Where Lightroom is better for film look photography
Preset ecosystem. The entire film preset market is built around Lightroom's DNG and XMP format. Every TES preset, every major film look preset collection, and decades of community-developed presets exist in Lightroom format. Capture One uses its own Style format — DNG and XMP presets do not convert, and the film preset library for Capture One is a fraction of what exists for Lightroom.
For film look photography, this matters significantly. The specific colour calibration, Shadow Color Grading values, and grain settings in film presets have been developed and tested in Lightroom over years. Recreating equivalent quality in Capture One requires building from scratch.
Color Grading panel. Lightroom's Color Grading panel — separate shadow, midtone, and highlight colour wheels with Blending and Balance controls — is the primary tool for the warm shadow floor and layered tonal warmth of the film look. The specific shadow amber quality (Hue 35-42, Saturation 10-16, Blending 45-55) is the most defining film look colour adjustment. Capture One has equivalent functionality in its Colour Balance tool, but Lightroom's implementation is more intuitive and its output in this specific area is well-suited to the film look workflow.
Mobile integration. Lightroom Mobile is free with full editing capability, preset support, and sync with Lightroom Classic. For photographers who edit on both desktop and mobile — the majority of photographers who use film presets — this integration is a significant practical advantage. Capture One's mobile application is limited in comparison.
Price. Lightroom is included in the Photography Plan at a lower monthly cost than Capture One's full subscription, particularly for photographers who do not need the advanced commercial features.
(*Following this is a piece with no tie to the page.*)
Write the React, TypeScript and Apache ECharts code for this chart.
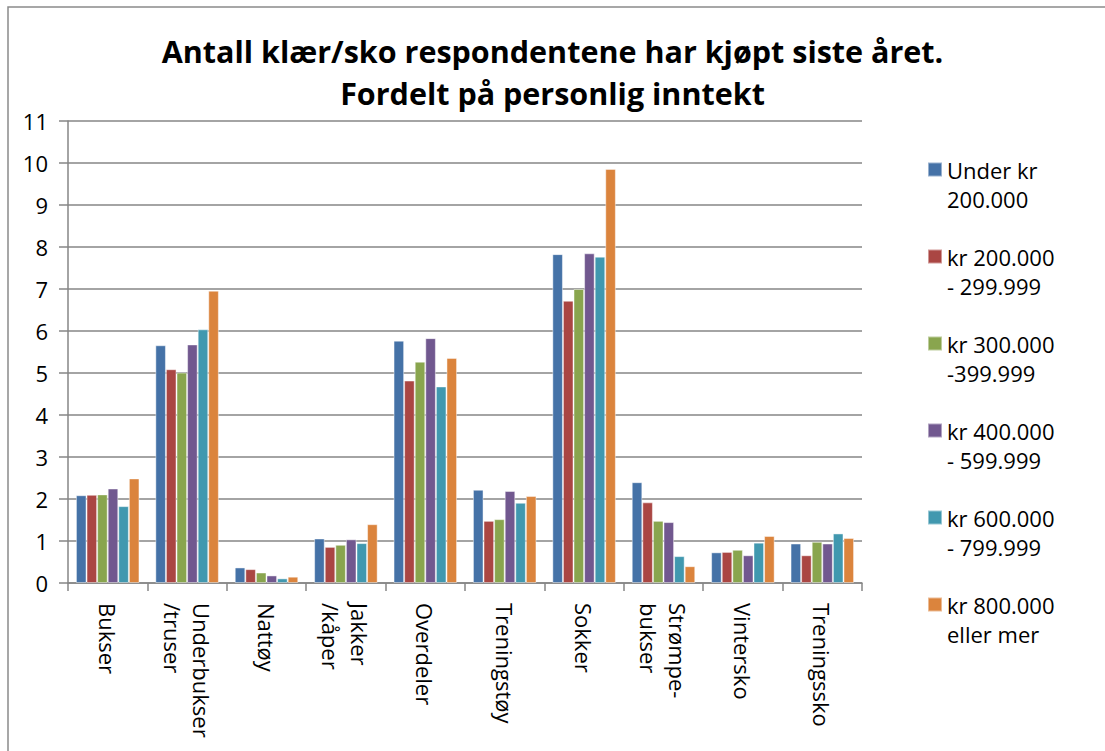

Grain emulation. Lightroom's grain tool (Amount, Size, Roughness) is specifically well-suited to the three-parameter calibration that organic film grain requires. Capture One's grain is capable but less precisely calibrated in the Roughness dimension that distinguishes organic film grain from uniform digital grain.
The workflow comparison
| Criteria | Lightroom | Capture One |
|---|---|---|
| Film preset availability | Extensive ecosystem | Limited |
| Shadow Color Grading | Excellent | Good |
| HSL / Colour Editor precision | Good | More precise |
| Skin tone out of box | Good with preparation | Better default |
| Mobile editing | Full featured, free | Limited |
| Grain emulation | Excellent | Good |
| Tethered shooting | Adequate | Industry standard |
| Local adjustments | Good (masking tools) | Better (layers) |
| Price | Lower | Higher |
The verdict for film look photography
Use Lightroom if you want to use an established film preset collection, edit on both desktop and mobile, and prioritise workflow efficiency over maximum colour precision. For the majority of film look photographers — portrait, travel, lifestyle, street — Lightroom with a quality preset collection produces better practical results because the entire ecosystem is designed for exactly this workflow.
Use Capture One if you are a commercial or studio photographer who prioritises maximum colour precision above all else, does not need the film preset ecosystem, and is willing to invest time in building your own film look workflow from scratch.
The key insight: Capture One's colour science advantages are genuine but they benefit photographers who build their own colour grades manually. For photographers using the film preset ecosystem — the approach this guide and TES presets are built for — Lightroom's preset support and Color Grading tools are more suited.
The Analog Film Archive for Lightroom
The Analog Film Archive is calibrated specifically for Lightroom's colour engine. Ten presets covering the full film look range from clean portrait to atmospheric moody.
FAQ
Can I import Lightroom presets into Capture One?
No. The DNG and XMP preset formats are incompatible with Capture One's Style format. You would need to recreate the adjustments manually.
Is Capture One free?
No. Capture One offers a 30-day free trial. After that, the subscription pricing is higher than Lightroom's Photography Plan.
Does Capture One work with Fujifilm film simulations?
Yes — Capture One has excellent Fujifilm support and its own film simulation interpretations. For Fujifilm photographers specifically, Capture One is worth evaluating alongside Lightroom.
Can I use Lightroom for some work and Capture One for others?
Yes. Some photographers use Lightroom for high-volume portrait and event work (where preset efficiency matters) and Capture One for commercial studio work (where colour precision matters). The two are not mutually exclusive.